On Mon, 17 Feb 2003, J. Noel Chiappa wrote:

>     > No failover. If a host as A::1 and B::1 and I select A::1 but then this
>     > path goes down, GSE doesn't tell me what I should do.

> Right, this was one of the "unfinished" pieces.

> But it's pretty easy to fix this one: at some point early on (either when you
> do the DNS lookup, or in the ICP) you get the other viable addresses for the
> host. So when one stops responding you can try others.

Of course. Unfortunately, this is hard to get right unless you have
access to the full transport layer state.

>     > Doing it the MHAP way and replace the addresses in transit makes more
>     > sense as it doesn't require changes to higher layers

> Umm, how does this differ from NAT? I guess the difference is that by the
> time the packet gets to the other end, the original source and destination
> addresses are back in it? So it's kind of invisble wrapping/unwrapping?

Yes.

> My concern about doing that is that now you've got state (those mappings) out
> in the network - more complex and less robust.
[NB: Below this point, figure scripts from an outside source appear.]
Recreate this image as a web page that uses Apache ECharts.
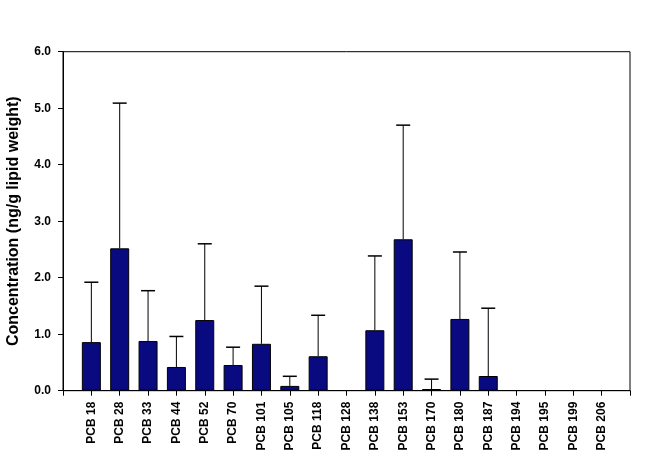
<!DOCTYPE html>
<html>
<head>
<meta charset="utf-8">
<script src="https://cdn.jsdelivr.net/npm/echarts@6/dist/echarts.min.js"></script>
<style>html,body{margin:0;padding:0;background:#fff;}#c{width:657px;height:471px;}</style>
</head>
<body>
<div id="c"></div>
<script>
const categories = ['PCB 18','PCB 28','PCB 33','PCB 44','PCB 52','PCB 70','PCB 101','PCB 105','PCB 118','PCB 128','PCB 138','PCB 153','PCB 170','PCB 180','PCB 187','PCB 194','PCB 195','PCB 199','PCB 206'];
const means = [0.86, 2.52, 0.88, 0.42, 1.25, 0.455, 0.83, 0.085, 0.61, 0, 1.07, 2.68, 0.03, 1.27, 0.26, 0, 0, 0, 0];
const upperErr = [1.92, 5.09, 1.77, 0.96, 2.60, 0.77, 1.85, 0.255, 1.335, 0, 2.385, 4.70, 0.205, 2.455, 1.46, 0, 0, 0, 0];
const yTicks = [0, 1, 2, 3, 4, 5, 6];

const padCats = [''].concat(categories).concat(['']);
const barData = [null].concat(means.map(v => v > 0 ? v : null)).concat([null]);
const errData = [];
categories.forEach((c, i) => { if (upperErr[i] > means[i]) errData.push([i + 1, means[i], upperErr[i]]); });

const chart = echarts.init(document.getElementById('c'), null, {renderer: 'canvas'});
const font = 'Liberation Sans, Arial, sans-serif';
chart.setOption({
  animation: false,
  backgroundColor: '#fff',
  grid: {left: 63, right: 27, top: 51.7, bottom: 80.3, containLabel: false, outerBoundsMode: 'none', show: true, borderColor: '#000', borderWidth: 1, backgroundColor: 'transparent'},
  xAxis: {
    type: 'category', data: padCats, boundaryGap: false,
    axisLine: {lineStyle: {color: '#000', width: 1}},
    axisTick: {show: true, length: 5, alignWithLabel: true, interval: 0, lineStyle: {color: '#000'}},
    axisLabel: {rotate: 90, interval: 0, margin: 11, fontFamily: font, fontWeight: 'bold', fontSize: 12, color: '#000'},
    splitLine: {show: false}
  },
  yAxis: {
    type: 'value', min: yTicks[0], max: yTicks[yTicks.length - 1], interval: 1,
    name: 'Concentration (ng/g lipid weight)', nameLocation: 'middle', nameGap: 41,
    nameTextStyle: {fontFamily: font, fontWeight: 'bold', fontSize: 16, color: '#000'},
    axisLine: {show: true, lineStyle: {color: '#000', width: 1}},
    axisTick: {show: true, length: 5, lineStyle: {color: '#000'}},
    axisLabel: {formatter: v => v.toFixed(1), fontFamily: font, fontWeight: 'bold', fontSize: 12, color: '#000', margin: 12},
    splitLine: {show: false}
  },
  series: [
    {
      type: 'bar', data: barData, barWidth: 19,
      itemStyle: {color: '#0a0a80', borderColor: '#000', borderWidth: 1}
    },
    {
      type: 'custom', data: errData, z: 3,
      renderItem: function (params, api) {
        const x = api.value(0);
        const lo = api.coord([x, api.value(1)]);
        const hi = api.coord([x, api.value(2)]);
        const hw = 7;
        return {
          type: 'group',
          children: [
            {type: 'line', shape: {x1: lo[0], y1: lo[1], x2: hi[0], y2: hi[1]}, style: {stroke: '#000', lineWidth: 1}},
            {type: 'line', shape: {x1: hi[0] - hw, y1: hi[1], x2: hi[0] + hw, y2: hi[1]}, style: {stroke: '#000', lineWidth: 1.5}}
          ]
        };
      }
    }
  ]
});
</script>
</body>
</html>
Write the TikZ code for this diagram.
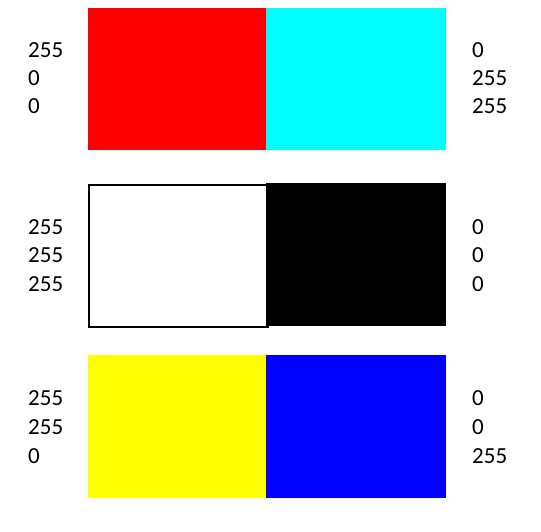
\documentclass[tikz,border=0pt]{standalone}
\usepackage{fontspec}
\setmainfont{Carlito}
\definecolor{cRed}{RGB}{255,0,0}
\definecolor{cCyan}{RGB}{0,255,255}
\definecolor{cYellow}{RGB}{255,255,0}
\definecolor{cBlue}{RGB}{0,0,255}
\begin{document}
\begin{tikzpicture}[x=1pt,y=-1pt,
  val/.style={anchor=base west,inner sep=0pt,font=\fontsize{23}{28}\selectfont}]
\useasboundingbox (0,0) rectangle (541,532);
% row 1
\fill[cRed] (88,8) rectangle (265.5,150);
\fill[cCyan] (265.5,8) rectangle (446,150);
% row 2
\draw[black,line width=2pt,fill=white] (88.5,185.5) rectangle (268,326.8);
\fill[black] (265.5,183) rectangle (446,326);
% row 3
\fill[cYellow] (88,355) rectangle (265.5,498);
\fill[cBlue] (265.5,355) rectangle (446,498);
% left values
\node[val] (l11) at (28,58) {255};
\node[val] (l12) at (28,86) {0};
\node[val] (l13) at (28,114) {0};
\node[val] (l21) at (28,234) {255};
\node[val] (l22) at (28,262) {255};
\node[val] (l23) at (28,291) {255};
\node[val] (l31) at (28,405) {255};
\node[val] (l32) at (28,434) {255};
\node[val] (l33) at (28,463) {0};
% right values
\node[val] (r11) at (472,58) {0};
\node[val] (r12) at (472,86) {255};
\node[val] (r13) at (472,114) {255};
\node[val] (r21) at (472,234) {0};
\node[val] (r22) at (472,262) {0};
\node[val] (r23) at (472,291) {0};
\node[val] (r31) at (472,405) {0};
\node[val] (r32) at (472,434) {0};
\node[val] (r33) at (472,463) {255};
\end{tikzpicture}
\end{document}
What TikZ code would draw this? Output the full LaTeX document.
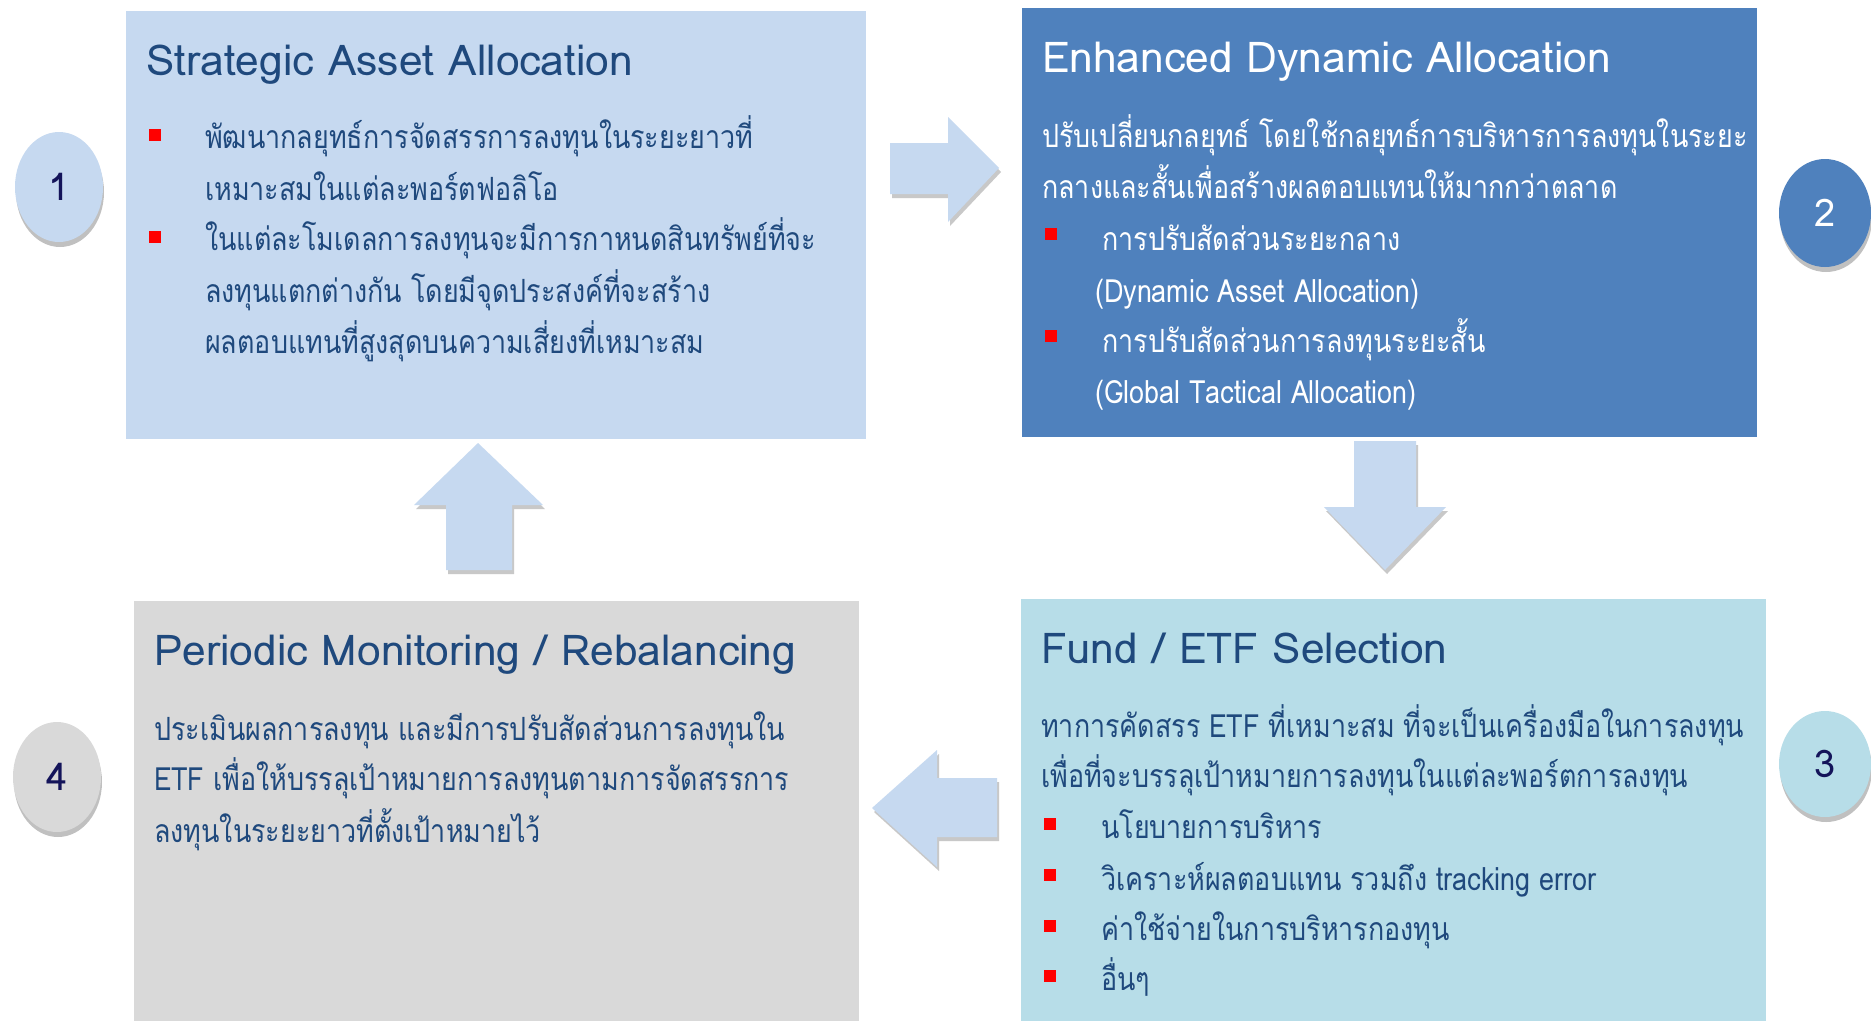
\documentclass[tikz,border=0pt]{standalone}
\usepackage{fontspec}
\usetikzlibrary{shapes.geometric,shadows}
\newfontfamily\thaifont[Script=Thai,FakeStretch=0.84]{Loma}
\newfontfamily\titlefont[Script=Thai]{Loma}
\definecolor{boxA}{HTML}{C6D9F0}
\definecolor{boxB}{HTML}{4F81BD}
\definecolor{boxC}{HTML}{B7DDE8}
\definecolor{boxD}{HTML}{D9D9D9}
\definecolor{ink}{HTML}{1F497D}
\definecolor{numink}{HTML}{14145A}
\definecolor{bulletred}{HTML}{FF0000}
\tikzset{
  panel/.style={rectangle, inner sep=0pt, draw=none, anchor=north west},
  ttl/.style={anchor=base west, inner sep=0pt, font=\titlefont\fontsize{42.5}{50}\selectfont},
  bodytxt/.style={anchor=base west, inner sep=0pt, font=\thaifont\fontsize{32}{38}\selectfont},
  sq/.style={rectangle, fill=bulletred, minimum width=12pt, minimum height=12pt, inner sep=0pt, anchor=north west},
  numoval/.style={ellipse, inner sep=0pt, minimum width=88pt, minimum height=110pt,
    font=\titlefont\fontsize{38}{42}\selectfont,
    drop shadow={shadow xshift=1pt, shadow yshift=-5pt, opacity=0.35, fill=black!70}},
  blockarrow/.style={fill=boxA, drop shadow={shadow xshift=2pt, shadow yshift=-4pt, opacity=0.3, fill=black!70}}
}
\begin{document}
\begin{tikzpicture}[x=1pt,y=-1pt]
\useasboundingbox (0,0) rectangle (1871,1021);
\fill[white] (0,0) rectangle (1871,1021);
% panels
\node[panel, fill=boxA, minimum width=740pt, minimum height=428pt] (p1) at (126,11) {};
\node[panel, fill=boxB, minimum width=735pt, minimum height=429pt] (p2) at (1022,8) {};
\node[panel, fill=boxC, minimum width=745pt, minimum height=422pt] (p3) at (1021,599) {};
\node[panel, fill=boxD, minimum width=725pt, minimum height=420pt] (p4) at (134,601) {};
% block arrows
\path[blockarrow] (890,143) -- (948,143) -- (948,117) -- (999,168) -- (948,222) -- (948,194) -- (890,194) -- cycle;
\path[blockarrow] (1354,441) -- (1416,441) -- (1416,507) -- (1446,507) -- (1385,570) -- (1324,507) -- (1354,507) -- cycle;
\path[blockarrow] (997,778) -- (997,837) -- (937,837) -- (937,867) -- (872,808) -- (937,750) -- (937,778) -- cycle;
\path[blockarrow] (446,570) -- (446,505) -- (414,505) -- (478,443) -- (543,505) -- (512,505) -- (512,570) -- cycle;
% number ovals
\node[numoval, fill=boxA, text=numink] (n1) at (59,187) {1};
\node[numoval, fill=boxB, text=white, minimum width=92pt, minimum height=108pt] (n2) at (1825,213) {2};
\node[numoval, fill=boxC, text=numink, minimum width=92pt, minimum height=106pt] (n3) at (1825,764) {3};
\node[numoval, fill=boxD, text=numink] (n4) at (57,777) {4};
% panel 1
\node[ttl, text=ink] (t1) at (146,75) {Strategic Asset Allocation};
\node[sq] (s1a) at (149,129) {};
\node[bodytxt, text=ink] (l1a) at (205,148) {พัฒนากลยุทธ์การจัดสรรการลงทุนในระยะยาวที่};
\node[bodytxt, text=ink] (l1b) at (205,200) {เหมาะสมในแต่ละพอร์ตฟอลิโอ};
\node[sq] (s1b) at (149,231) {};
\node[bodytxt, text=ink] (l1c) at (205,250) {ในแต่ละโมเดลการลงทุนจะมีการกาหนดสินทรัพย์ที่จะ};
\node[bodytxt, text=ink] (l1d) at (205,302) {ลงทุนแตกต่างกัน โดยมีจุดประสงค์ที่จะสร้าง};
\node[bodytxt, text=ink] (l1e) at (205,353) {ผลตอบแทนที่สูงสุดบนความเสี่ยงที่เหมาะสม};
% panel 2
\node[ttl, text=white] (t2) at (1042,72) {Enhanced Dynamic Allocation};
\node[bodytxt, text=white] (l2a) at (1042,147) {ปรับเปลี่ยนกลยุทธ์ โดยใช้กลยุทธ์การบริหารการลงทุนในระยะ};
\node[bodytxt, text=white] (l2b) at (1042,198) {กลางและสั้นเพื่อสร้างผลตอบแทนให้มากกว่าตลาด};
\node[sq] (s2a) at (1045,228) {};
\node[bodytxt, text=white] (l2c) at (1102,250) {การปรับสัดส่วนระยะกลาง};
\node[bodytxt, text=white] (l2d) at (1095,302) {(Dynamic Asset Allocation)};
\node[sq] (s2b) at (1045,330) {};
\node[bodytxt, text=white] (l2e) at (1102,352) {การปรับสัดส่วนการลงทุนระยะสั้น};
\node[bodytxt, text=white] (l2f) at (1095,403) {(Global Tactical Allocation)};
% panel 3
\node[ttl, text=ink] (t3) at (1041,663) {Fund / ETF Selection};
\node[bodytxt, text=ink] (l3a) at (1041,737) {ทาการคัดสรร ETF ที่เหมาะสม ที่จะเป็นเครื่องมือในการลงทุน};
\node[bodytxt, text=ink] (l3b) at (1041,787) {เพื่อที่จะบรรลุเป้าหมายการลงทุนในแต่ละพอร์ตการลงทุน};
\node[sq] (s3a) at (1044,818) {};
\node[bodytxt, text=ink] (l3c) at (1101,838) {นโยบายการบริหาร};
\node[sq] (s3b) at (1044,869) {};
\node[bodytxt, text=ink] (l3d) at (1101,890) {วิเคราะห์ผลตอบแทน รวมถึง tracking error};
\node[sq] (s3c) at (1044,920) {};
\node[bodytxt, text=ink] (l3e) at (1101,940) {ค่าใช้จ่ายในการบริหารกองทุน};
\node[sq] (s3d) at (1044,970) {};
\node[bodytxt, text=ink] (l3f) at (1101,990) {อื่นๆ};
% panel 4
\node[ttl, text=ink] (t4) at (154,665) {Periodic Monitoring / Rebalancing};
\node[bodytxt, text=ink] (l4a) at (154,740) {ประเมินผลการลงทุน และมีการปรับสัดส่วนการลงทุนใน};
\node[bodytxt, text=ink] (l4b) at (154,790) {ETF เพื่อให้บรรลุเป้าหมายการลงทุนตามการจัดสรรการ};
\node[bodytxt, text=ink] (l4c) at (154,842) {ลงทุนในระยะยาวที่ตั้งเป้าหมายไว้};
\end{tikzpicture}
\end{document}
Let the hosts manage it.

This state is easy to manage as it can be done at the /48 level.
However, discovering the right mapping in the first place is harder,
especially the way it is currently written down in the MHAP draft.

>     > Or use implicit rather than explicit identifiers so you only have to
>     > negotiate some stuff at the start of the session.

> If you crypto-secure binding changes, you get basically the same thing - you
> only have to do anything extra when the prefix changes.

This is what's needed for mobility, but in multihoming we have the
advantage that we know all the possible addresses at session start.
Doing it then is much cleaner: no double jump problems and so on.